I agree and I know about it. I am going to work on another patch that uses copy relocations to avoid the GOT for any kind of global access. This what happens in GCC now with PIE. I punted on this as this case would be handled then. Maybe I should not and just fix this too.

tmsriram updated this revision to Diff 54544.Apr 21 2016, 11:01 AM
  • Moved check for Global Definition in PIE to a new function.
  • Fixed weak global symbol access for PIE to not use the GOT.
rnk added inline comments.Apr 21 2016, 11:33 AM
lib/Target/X86/X86Subtarget.cpp
62–63 ↗(On Diff #54544)

This isn't the usual formatting, consider running clang-format

65–67 ↗(On Diff #54544)

After doing some experiments, I think the predicate we want here is really TM.Options.PositionIndependentExecutable && !GV->isDeclarationForLinker().
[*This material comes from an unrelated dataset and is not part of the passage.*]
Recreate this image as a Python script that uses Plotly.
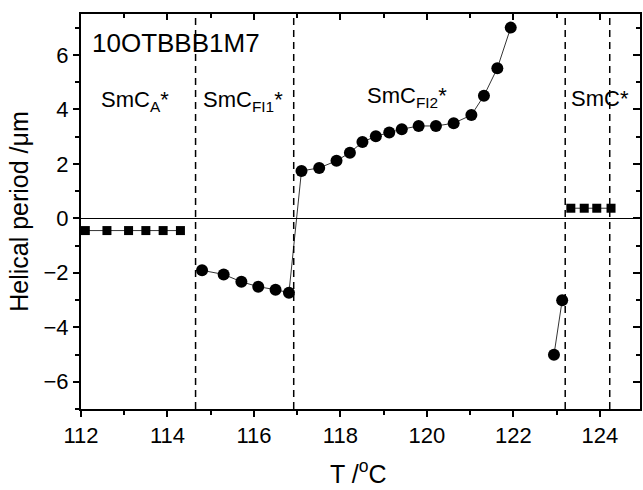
import plotly.graph_objects as go

# SmC_A* phase (squares)
smca_T = [112.1, 112.6, 113.1, 113.5, 113.9, 114.3]
smca_P = [-0.45, -0.45, -0.45, -0.45, -0.45, -0.45]

# SmC_FI1* + SmC_FI2* (circles, one connected series)
fi_T = [114.80, 115.30, 115.71, 116.10, 116.50, 116.81,
        117.10, 117.51, 117.91, 118.22, 118.51, 118.82, 119.13, 119.42,
        119.81, 120.21, 120.62, 121.03, 121.32, 121.63, 121.94]
fi_P = [-1.91, -2.06, -2.33, -2.51, -2.62, -2.73,
        1.74, 1.85, 2.11, 2.41, 2.80, 3.01, 3.15, 3.27,
        3.39, 3.39, 3.49, 3.79, 4.50, 5.51, 7.00]

# circles near 123 C
hi_T = [122.94, 123.13]
hi_P = [-5.01, -3.01]

# SmC* phase (squares)
smc_T = [123.33, 123.64, 123.93, 124.26]
smc_P = [0.37, 0.37, 0.37, 0.37]

phase_boundaries = [114.65, 116.92, 123.2, 124.23]

x_ticks = [112, 114, 116, 118, 120, 122, 124]
y_ticks = [-6, -4, -2, 0, 2, 4, 6]

FONT = "Liberation Sans, Arial, sans-serif"

fig = go.Figure()
line = dict(color="black", width=0.8)
fig.add_trace(go.Scatter(x=smca_T, y=smca_P, mode="lines+markers", line=line,
                         marker=dict(symbol="square", size=9, color="black")))
fig.add_trace(go.Scatter(x=fi_T, y=fi_P, mode="lines+markers", line=line,
                         marker=dict(symbol="circle", size=12, color="black")))
fig.add_trace(go.Scatter(x=hi_T, y=hi_P, mode="lines+markers", line=line,
                         marker=dict(symbol="circle", size=12, color="black")))
fig.add_trace(go.Scatter(x=smc_T, y=smc_P, mode="lines+markers", line=line,
                         marker=dict(symbol="square", size=9, color="black")))
# dummy trace for mirrored top/right axes
fig.add_trace(go.Scatter(x=[None], y=[None], xaxis="x2", yaxis="y2",
                         mode="markers", showlegend=False, hoverinfo="skip"))

for xb in phase_boundaries:
    fig.add_vline(x=xb, line=dict(color="black", width=1.5, dash="7px,5px"))

xr = [112, 124.93]
yr = [-7, 7.5]

fig.update_layout(
    width=643, height=490,
    margin=dict(l=81, r=3, t=14, b=81),
    paper_bgcolor="white", plot_bgcolor="white",
    showlegend=False,
    font=dict(family=FONT, color="black", size=22),
    xaxis=dict(range=xr, tickvals=x_ticks, ticks="outside", ticklen=6, tickwidth=1.5,
               automargin=False,
               showline=True, linecolor="black", linewidth=2, showgrid=False, zeroline=False,
               minor=dict(dtick=1, tick0=112, ticks="outside", ticklen=4, tickwidth=1.5, tickcolor="black", showgrid=False),
               tickfont=dict(size=22), tickcolor="black"),
    yaxis=dict(range=yr, tickvals=y_ticks, ticks="outside", ticklen=6, tickwidth=1.5,
               automargin=False,
               showline=True, linecolor="black", linewidth=2, showgrid=False,
               zeroline=True, zerolinecolor="black", zerolinewidth=1,
               minor=dict(dtick=1, tick0=-7, ticks="outside", ticklen=4, tickwidth=1.5, tickcolor="black", showgrid=False),
               tickfont=dict(size=22), tickcolor="black",
               title=dict(text="Helical period /μm", font=dict(size=25), standoff=8)),
    xaxis2=dict(range=xr, overlaying="x", side="top", tickvals=x_ticks, ticks="inside",
                automargin=False,
                ticklen=6, tickwidth=1.5, tickcolor="black", showticklabels=False,
                showline=True, linecolor="black", linewidth=2, showgrid=False, zeroline=False,
                minor=dict(dtick=1, tick0=112, ticks="inside", ticklen=4, tickwidth=1.5, tickcolor="black", showgrid=False)),
    yaxis2=dict(range=yr, overlaying="y", side="right", tickvals=y_ticks, ticks="inside",
                automargin=False,
                ticklen=7, tickwidth=1.5, tickcolor="black", showticklabels=False,
                showline=True, linecolor="black", linewidth=2, showgrid=False, zeroline=False,
                minor=dict(dtick=1, tick0=-7, ticks="inside", ticklen=4, tickwidth=1.5, tickcolor="black", showgrid=False)),
)

# x-axis title placed below the tick labels
fig.add_annotation(x=0.496, y=-0.16, xref="paper", yref="paper", showarrow=False,
                   xanchor="center", yanchor="middle", text="T /<sup>o</sup>C",
                   font=dict(family=FONT, size=25, color="black"))

ann = dict(showarrow=False, xref="x", yref="y", xanchor="left", yanchor="middle",
           font=dict(family=FONT, size=22, color="black"))
fig.add_annotation(x=112.2, y=6.45, text="10OTBBB1M7", **{**ann, "font": dict(family=FONT, size=26, color="black")})
fig.add_annotation(x=112.42, y=4.3, text="SmC<sub>A</sub>*", **ann)
fig.add_annotation(x=114.78, y=4.3, text="SmC<sub>FI1</sub>*", **ann)
fig.add_annotation(x=118.58, y=4.45, text="SmC<sub>FI2</sub>*", **ann)
fig.add_annotation(x=123.28, y=4.4, text="SmC*", **ann)

fig.write_html("out.html", config={"displayModeBar": False},
               post_script="document.body.style.margin='0';document.body.style.overflow='hidden';")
Basically, once you know you are looking at a symbol definition that will become part of an executable, the only thing that can replace it is another definition within the executable. The glibc loader does *not* appear to replace weak symbols in an executable with strong symbols from a DSO. I mistakenly thought it would work the same way the linker does, where strong symbols beat weak symbols.

tmsriram updated this revision to Diff 54556.Apr 21 2016, 11:54 AM
  • Fix check for global definition.
  • Move the definition of isGlobalDefinedInPIE into X86Subtarget.h
rnk accepted this revision.Apr 21 2016, 12:33 PM
rnk edited edge metadata.

lgtm

We might consider merging the new tests with pie.ll, but that is not essential.

This revision is now accepted and ready to land.Apr 21 2016, 12:33 PM
This revision was automatically updated to reflect the committed changes.